Los gemelos sólo tenían dos años y necesitaban mermelada.

Delante de la despensa del sótano había algo tirado que no lograba identificar. Un paquete alargado. ¿Un fardo?

El fardo no era grande, quizá no llegaba al metro de longitud. Se trataba de algo empaquetado en plástico gris. Encima había una nota pegada con cinta adhesiva; un gran papel blanco con letras escritas con rotulador rojo. Cinta adhesiva marrón. Plástico gris. Una cabeza asomaba apenas del fardo, la cabeza de un niño de rizos castaños.

– Una nota -señaló ella con docilidad-. Ahí hay una nota.

Kim sonreía. Estaba muerto y sonreía. En la encía superior brillaba el hueco que había dejado el diente al caerse. La mujer se sentó en el suelo. El tiempo empezó a transcurrir de forma cíclica, y ella supo que era el comienzo de algo que nunca acabaría. Cuando Lasse bajó a buscarla, ella no tenía idea de dónde estaba. No soltó a su niño hasta que llegaron al hospital y alguien le puso una inyección. Un policía abrió el puño derecho del crío.

Allí encontraron un diente, blanco como el mármol, con una pequeña raíz teñida de color sangre.
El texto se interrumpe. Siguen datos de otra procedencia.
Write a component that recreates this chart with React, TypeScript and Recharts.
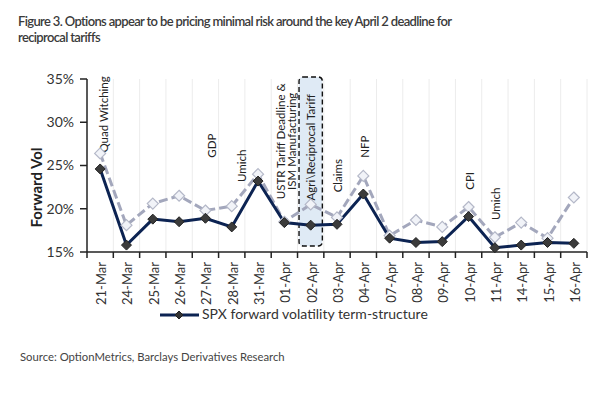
import React from 'react'
import {
  ComposedChart,
  Line,
  XAxis,
  YAxis,
  CartesianGrid,
  Legend,
  ReferenceArea,
  ReferenceDot,
} from 'recharts'

const categories = [
  '21-Mar', '24-Mar', '25-Mar', '26-Mar', '27-Mar', '28-Mar', '31-Mar',
  '01-Apr', '02-Apr', '03-Apr', '04-Apr', '07-Apr', '08-Apr', '09-Apr',
  '10-Apr', '11-Apr', '14-Apr', '15-Apr', '16-Apr',
]

// SPX forward volatility term-structure (solid)
const forwardVol = [
  24.6, 15.8, 18.8, 18.5, 18.9, 17.9, 23.2, 18.4, 18.1, 18.2,
  21.7, 16.6, 16.1, 16.2, 19.1, 15.5, 15.8, 16.1, 16.0,
]

// comparison term-structure (dashed, not in legend)
const priorVol = [
  26.4, 18.1, 20.6, 21.5, 19.8, 20.3, 24.0, 18.5, 20.5, 19.0,
  23.8, 16.9, 18.7, 17.9, 20.2, 16.7, 18.4, 16.6, 21.3,
]

const yTicks = [15, 20, 25, 30, 35]

// event annotations: date, text lines, vol level where the label sits
const eventDates = ['21-Mar', '27-Mar', '28-Mar', '01-Apr', '02-Apr', '03-Apr', '04-Apr', '10-Apr', '11-Apr']
const eventLabels = [
  ['Quad Witching'],
  ['GDP'],
  ['Umich'],
  ['USTR Tariff Deadline &', 'ISM Manufacturing'],
  ['Agri\\Reciprocal Tariff'],
  ['Claims'],
  ['NFP'],
  ['CPI'],
  ['Umich'],
]
const eventLevels = [26.5, 25.9, 23.1, 27.8, 27.1, 21.9, 25.9, 22.2, 18.7]
const eventAnchors = ['start', 'start', 'start', 'middle', 'middle', 'start', 'start', 'start', 'start']
const eventShift = [4, 7, 10, 2, 0, 1, 2, 1, 1]

const highlightDate = '02-Apr'

const FONT = 'Lato, "Noto Sans", sans-serif'
const TEXT = '#333'
const NAVY = '#0c2352'
const GREY = '#a3a7bc'

const CHART_W = 616
const PLOT_LEFT = 87
const PLOT_W = 500
const BAND = PLOT_W / categories.length

const data = categories.map((date, i) => ({
  date,
  forward: forwardVol[i],
  prior: priorVol[i],
}))

function Diamond({ cx, cy, size, fill, stroke, strokeWidth }: any) {
  if (cx == null || cy == null) return null
  const h = size / 2
  return (
    <polygon
      points={`${cx},${cy - h} ${cx + h},${cy} ${cx},${cy + h} ${cx - h},${cy}`}
      fill={fill}
      stroke={stroke}
      strokeWidth={strokeWidth}
    />
  )
}

function XTick({ x, y, payload, index }: any) {
  const last = index === categories.length - 1
  return (
    <g>
      <line x1={x - BAND / 2} x2={x - BAND / 2} y1={y} y2={y + 6} stroke="#222" strokeWidth={1.5} />
      {last && <line x1={x + BAND / 2} x2={x + BAND / 2} y1={y} y2={y + 6} stroke="#222" strokeWidth={1.5} />}
      <text
        x={x + 1}
        y={y + 10}
        transform={`rotate(-90 ${x + 1} ${y + 10})`}
        textAnchor="end"
        dominantBaseline="central"
        fontSize={13}
        fontFamily={FONT}
        fill={TEXT}
      >
        {payload.value}
      </text>
    </g>
  )
}

function EventLabel(i: number) {
  return ({ cx, cy }: any) => {
    if (cx == null || cy == null) return null
    const lines = eventLabels[i]
    const x = cx + eventShift[i]
    const lh = 11
    return (
      <text
        x={x}
        y={cy}
        transform={`rotate(-90 ${x} ${cy})`}
        textAnchor={eventAnchors[i]}
        fontSize={11.5}
        fontFamily={FONT}
        fill="#222"
      >
        {lines.map((t, k) => (
          <tspan key={k} x={x} dy={k === 0 ? -((lines.length - 1) * lh) / 2 + 4 : lh}>
            {t}
          </tspan>
        ))}
      </text>
    )
  }
}

function HighlightBox({ x, y, width, height }: any) {
  return (
    <rect
      x={x + 1.5}
      y={y - 2}
      width={width - 3}
      height={height + 2}
      rx={4}
      fill="#c9dcef"
      fillOpacity={0.6}
      stroke="#111"
      strokeWidth={1.4}
      strokeDasharray="5 3"
    />
  )
}

function LegendContent() {
  return (
    <div style={{ height: 22, position: 'relative', fontFamily: FONT, fontSize: 14, color: TEXT }}>
      <svg width={42} height={22} style={{ position: 'absolute', left: 159, top: 2 }}>
        <line x1={1} x2={40} y1={11} y2={11} stroke={NAVY} strokeWidth={3} />
        <Diamond cx={20} cy={11} size={8} fill="#333" stroke="#222" strokeWidth={1} />
      </svg>
      <span style={{ position: 'absolute', left: 202, top: 3, whiteSpace: 'nowrap' }}>
        SPX forward volatility term-structure
      </span>
    </div>
  )
}

export default function App() {
  return (
    <div
      style={{
        position: 'fixed',
        left: 0,
        top: 0,
        width: CHART_W,
        height: 393,
        background: '#fff',
        fontFamily: FONT,
      }}
    >
      <div
        style={{
          position: 'absolute',
          left: 18,
          top: 13,
          width: 580,
          fontSize: 13,
          lineHeight: '16px',
          fontWeight: 600,
          color: '#3a3a3a',
          letterSpacing: '-0.65px',
          whiteSpace: 'nowrap',
        }}
      >
        Figure 3. Options appear to be pricing minimal risk around the key April 2 deadline for
        <br />
        reciprocal tariffs
      </div>

      <div style={{ position: 'absolute', left: 0, top: 0 }}>
        <ComposedChart
          width={CHART_W}
          height={324}
          data={data}
          margin={{ top: 79, right: CHART_W - PLOT_LEFT - PLOT_W, left: 0, bottom: 0 }}
        >
          <CartesianGrid
            horizontal={false}
            stroke="#ececec"
            verticalCoordinatesGenerator={({ offset }: any) =>
              categories.map((_, i) => offset.left + ((i + 1) * offset.width) / categories.length)
            }
          />
          <XAxis
            dataKey="date"
            scale="band"
            interval={0}
            height={50}
            tickSize={0}
            tickMargin={0}
            tick={<XTick />}
            axisLine={{ stroke: '#222', strokeWidth: 1.5 }}
            tickLine={false}
          />
          <YAxis
            width={PLOT_LEFT}
            domain={[15, 35]}
            ticks={yTicks}
            tickFormatter={(v) => `${v}%`}
            tickSize={7}
            tickMargin={6}
            tick={{ fontSize: 14, fontFamily: FONT, fill: TEXT }}
            axisLine={{ stroke: '#222', strokeWidth: 1.5 }}
            tickLine={{ stroke: '#222', strokeWidth: 1.5 }}
            label={{
              value: 'Forward Vol',
              angle: -90,
              position: 'insideLeft',
              offset: 0,
              content: ({ viewBox }: any) => (
                <text
                  x={viewBox.x + 36}
                  y={viewBox.y + viewBox.height / 2 + 22}
                  transform={`rotate(-90 ${viewBox.x + 36} ${viewBox.y + viewBox.height / 2 + 22})`}
                  textAnchor="middle"
                  dominantBaseline="central"
                  fontSize={15}
                  fontWeight={700}
                  fontFamily={FONT}
                  fill="#222"
                >
                  Forward Vol
                </text>
              ),
            }}
          />
          <Legend verticalAlign="bottom" content={<LegendContent />} />
          <Line
            dataKey="prior"
            legendType="none"
            stroke={GREY}
            strokeWidth={3}
            strokeDasharray="9 4"
            dot={(p: any) => <Diamond key={p.index} cx={p.cx} cy={p.cy} size={11} fill="#f1f3f8" stroke="#b4b8c8" strokeWidth={1.2} />}
            activeDot={false}
            isAnimationActive={false}
          />
          <Line
            dataKey="forward"
            name="SPX forward volatility term-structure"
            stroke={NAVY}
            strokeWidth={3}
            dot={(p: any) => <Diamond key={p.index} cx={p.cx} cy={p.cy} size={10} fill="#3b3b3b" stroke="#222" strokeWidth={1} />}
            activeDot={false}
            isAnimationActive={false}
          />
          <ReferenceArea
            x1={highlightDate}
            x2={highlightDate}
            y1={15.7}
            y2={35}
            shape={<HighlightBox />}
            ifOverflow="visible"
          />
          {eventDates.map((d, i) => (
            <ReferenceDot
              key={`ev-${i}`}
              x={d}
              y={eventLevels[i]}
              r={1}
              shape={EventLabel(i)}
              ifOverflow="visible"
            />
          ))}
        </ComposedChart>
      </div>

      <div
        style={{
          position: 'absolute',
          left: 20,
          top: 350,
          fontSize: 11.3,
          color: '#444',
          whiteSpace: 'nowrap',
        }}
      >
        Source: OptionMetrics, Barclays Derivatives Research
      </div>
    </div>
  )
}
A pesar de que el despacho era relativamente grande, el aire estaba ya muy cargado. Su tesis todavía estaba ahí, sobre un extremo de la mesa. Yngvar Stubø pasó el dedo índice sobre la imagen del paisaje invernal antes de elevarlo hacia ella.
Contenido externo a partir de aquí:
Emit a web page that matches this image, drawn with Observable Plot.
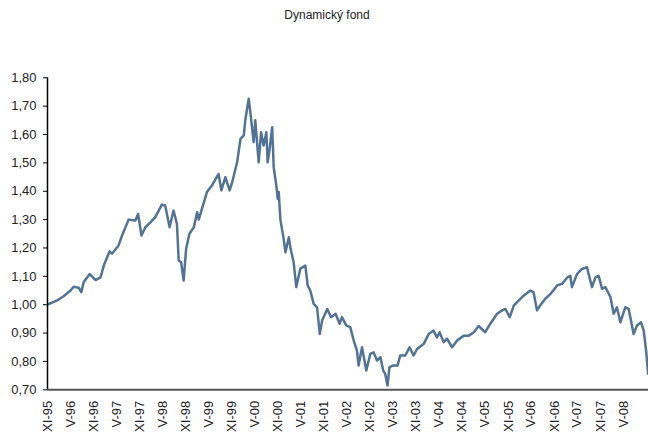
<!DOCTYPE html>
<html>
<head>
<meta charset="utf-8">
<script src="https://cdn.jsdelivr.net/npm/d3@7"></script>
<script src="https://cdn.jsdelivr.net/npm/@observablehq/plot@0.6"></script>
<style>
  html, body { margin: 0; padding: 0; background: #fff; }
  #title { width: 648px; height: 30px; line-height: 30px; text-align: center; padding-left: 6px; box-sizing: border-box;
           font-family: "Liberation Sans", Arial, sans-serif; font-size: 12px; color: #222; }
</style>
</head>
<body>
<div id="title">Dynamický fond</div>
<div id="chart"></div>
<script>
const title = "Dynamický fond";

const dates = [
  "1995-11-01","1996-01-16","1996-03-08","1996-05-01","1996-05-26","1996-07-05","1996-07-26","1996-08-14",
  "1996-10-01","1996-11-16","1996-12-25","1997-01-20","1997-03-07","1997-03-26","1997-05-17","1997-06-14",
  "1997-08-05","1997-09-28","1997-10-19","1997-11-15","1997-12-16","1998-01-25","1998-03-04","1998-04-26",
  "1998-05-22","1998-06-26","1998-07-27","1998-08-23","1998-09-06","1998-09-25","1998-10-15","1998-11-04",
  "1998-11-30","1999-01-04","1999-01-30","1999-02-12","1999-03-09","1999-04-18","1999-05-27","1999-07-19",
  "1999-08-10","1999-09-11","1999-10-15","1999-11-04","1999-12-13","2000-01-09","2000-02-04","2000-02-17",
  "2000-03-14","2000-03-27","2000-04-22","2000-05-05","2000-06-01","2000-06-20","2000-07-10","2000-08-01",
  "2000-08-11","2000-08-27","2000-09-16","2000-09-28","2000-10-19","2000-10-30","2000-11-07","2000-11-20",
  "2000-12-16","2000-12-30","2001-01-26","2001-02-09","2001-03-05","2001-03-26","2001-04-27","2001-06-06",
  "2001-06-24","2001-07-15","2001-08-11","2001-09-07","2001-09-28","2001-10-17","2001-11-26","2001-12-27",
  "2002-02-01","2002-03-04","2002-03-23","2002-04-26","2002-05-28","2002-06-24","2002-07-20","2002-08-02",
  "2002-08-29","2002-10-02","2002-11-03","2002-11-29","2002-12-26","2003-01-22","2003-02-13","2003-03-01",
  "2003-03-19","2003-04-04","2003-05-05","2003-06-07","2003-06-28","2003-08-07","2003-09-10","2003-10-12",
  "2003-11-08","2004-01-01","2004-02-09","2004-03-18","2004-04-14","2004-05-05","2004-06-06","2004-07-03",
  "2004-08-12","2004-09-21","2004-11-13","2004-12-22","2005-02-01","2005-03-10","2005-05-02","2005-06-11",
  "2005-08-04","2005-09-13","2005-10-09","2005-11-12","2005-12-14","2006-01-23","2006-03-02","2006-04-24",
  "2006-05-20","2006-06-16","2006-07-12","2006-08-21","2006-10-01","2006-11-23","2007-01-02","2007-02-11",
  "2007-03-07","2007-03-20","2007-04-29","2007-06-08","2007-07-17","2007-08-26","2007-09-22","2007-10-18",
  "2007-11-14","2007-12-10","2008-01-19","2008-02-14","2008-03-11","2008-04-07","2008-05-16","2008-06-12",
  "2008-07-21","2008-08-17","2008-09-18","2008-10-09","2008-10-28","2008-11-13"
];

const values = [
  1.000,1.015,1.030,1.050,1.063,1.060,1.044,1.080,
  1.108,1.087,1.096,1.138,1.188,1.180,1.209,1.244,
  1.300,1.297,1.320,1.244,1.273,1.290,1.309,1.353,
  1.350,1.273,1.332,1.285,1.156,1.150,1.085,1.197,
  1.250,1.273,1.326,1.300,1.338,1.397,1.420,1.461,
  1.403,1.450,1.403,1.432,1.502,1.585,1.597,1.655,
  1.726,1.679,1.573,1.650,1.502,1.608,1.561,1.608,
  1.502,1.550,1.626,1.485,1.420,1.373,1.397,1.300,
  1.232,1.185,1.238,1.197,1.150,1.062,1.127,1.138,
  1.068,1.050,1.003,0.991,0.897,0.944,0.985,0.956,
  0.968,0.933,0.956,0.927,0.921,0.874,0.838,0.786,
  0.850,0.768,0.827,0.832,0.803,0.815,0.768,0.756,
  0.715,0.780,0.786,0.786,0.821,0.821,0.850,0.821,
  0.844,0.862,0.897,0.909,0.885,0.903,0.868,0.880,
  0.850,0.874,0.891,0.891,0.903,0.925,0.903,0.933,
  0.968,0.980,0.985,0.956,0.997,1.015,1.032,1.050,
  1.044,0.980,0.998,1.021,1.038,1.068,1.074,1.096,
  1.102,1.062,1.108,1.126,1.132,1.062,1.096,1.102,
  1.056,1.062,1.027,0.968,0.991,0.938,0.991,0.985,
  0.897,0.927,0.938,0.909,0.838,0.756
];

const yTicks = [0.70,0.80,0.90,1.00,1.10,1.20,1.30,1.40,1.50,1.60,1.70,1.80];

const xTickLabels = [
  "XI-95","V-96","XI-96","V-97","XI-97","V-98","XI-98","V-99","XI-99","V-00","XI-00","V-01","XI-01",
  "V-02","XI-02","V-03","XI-03","V-04","XI-04","V-05","XI-05","V-06","XI-06","V-07","XI-07","V-08"
];

const xDomain = ["1995-11-01", "2008-11-16"];

// build table from the arrays
const data = dates.map((d, i) => ({ date: new Date(d + "T00:00:00Z"), value: values[i] }));
const romanMonth = { "XI": 10, "V": 4 };
const xTicks = xTickLabels.map(s => {
  const [m, y] = s.split("-");
  return new Date(Date.UTC(1900 + (+y < 50 ? 100 : 0) + +y, romanMonth[m], 1));
});
const labelByTime = new Map(xTicks.map((d, i) => [d.getTime(), xTickLabels[i]]));
const xStart = new Date(xDomain[0] + "T00:00:00Z");
const xEnd = new Date(xDomain[1] + "T00:00:00Z");

const chart = Plot.plot({
  width: 648,
  height: 403,
  marginLeft: 47,
  marginRight: 0,
  marginTop: 47.3,
  marginBottom: 43.7,
  style: { fontFamily: "Liberation Sans, Arial, sans-serif", fontSize: "13px", color: "#222", background: "#fff" },
  x: { type: "utc", domain: [xStart, xEnd] },
  y: { domain: [0.70, 1.80] },
  marks: [
    Plot.axisY({ ticks: yTicks, tickFormat: d => d.toFixed(2).replace(".", ","), tickSize: 4, tickPadding: 7, label: null, stroke: "#000" }),
    Plot.axisX({ ticks: xTicks, tickFormat: d => labelByTime.get(d.getTime()), tickRotate: -90, tickSize: 0, tickPadding: 11, label: null }),
    Plot.line(data, { x: "date", y: "value", stroke: "#527394", strokeWidth: 2.5, strokeLinejoin: "round" }),
    Plot.ruleX([xStart], { y1: 0.70, y2: 1.80, stroke: "#000", strokeWidth: 1.5 }),
    Plot.ruleY([0.70], { stroke: "#555", strokeWidth: 2 })
  ]
});
document.getElementById("chart").appendChild(chart);
</script>
</body>
</html>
– Usted es tanto psicóloga como jurista -señaló.

– Eso tampoco es así. No exactamente. Me diplomé en Psicología, en Estados Unidos, pero no estoy licenciada. En Derecho, en cambio… -Estaba sudando y le pidió agua a Stubø. De pronto se le ocurrió que estaba allí, contra su voluntad, por orden de un policía con el que ella no quería tener nada que ver, oyéndolo hablar de un asunto que no le concernía, que escapaba a su competencia-. Si no le importa, desearía marcharme -dijo cortésmente-. Lamentablemente no puedo ayudarle. Es evidente que tiene contactos en el FBI. Pregúnteles a ellos. Ellos cuentan con profilers, según tengo entendido. -Le echó una ojeada al escudo de la pared; era azul, llamativo y de mal gusto-. Yo soy científica, Stubø. Además, tengo una niña pequeña y este caso me resulta repugnante, me asusta. A diferencia de usted, yo tengo derecho a hablar así. Déjeme marchar.

Él sirvió agua de una botella sin corcho y le puso el vaso de cartón delante.

– Tenía usted sed -le recordó él-. Beba. ¿Lo dice en serio?

– ¿Decir qué? -Se le derramó el agua y se percató de que estaba temblando. Una gota de agua fría le resbaló desde la comisura de los labios por la barbilla y el cuello. Se tiró del cuello del jersey.

– ¿Que esto no le incumbe?

Sonó el teléfono, con un timbre agudo e insistente. Yngvar Stubø descolgó el auricular. La nuez le dio tres brincos evidentes, como si el hombre estuviera a punto de vomitar. No decía nada. Pasó un minuto. De los labios de Stubø salió un sí muy débil, poco más que un carraspeo. Pasó otro minuto. Después él colgó. Con lentitud se sacó uno de los tubos del bolsillo del pecho y empezó a acariciar el metal mate. Seguía sin abrir la boca. Inger Johanne no sabía qué hacer. De pronto, el hombre se guardó de nuevo el cigarro en el bolsillo y se tiró del nudo de la corbata.

– Ha aparecido el niño -le comunicó con voz ronca-. Kim Sande Oksøy. La madre lo ha encontrado en su propio sótano. Envuelto en una bolsa de plástico. El asesino le había dejado un mensaje. «Ahí tienes lo que te merecías.»

Inger Johanne se arrancó las gafas. No quería ver. Tampoco quería escuchar. Se levantó con la visión borrosa y alargó la mano hacia la puerta.

– Eso es lo que ponía en la nota -dijo Yngvar Stubø-. «Ahí tienes lo que te merecías.» ¿Sigue pensando que esto no es asunto suyo?

– Deje que me vaya. Déjeme salir de aquí. -Se dirigió a tientas hacia la puerta e intentó agarrar el pomo. Todavía llevaba las gafas en la mano izquierda.

– Desde luego -oyó a su espalda-, le diré a Oskar que la lleve a casa. Gracias por venir.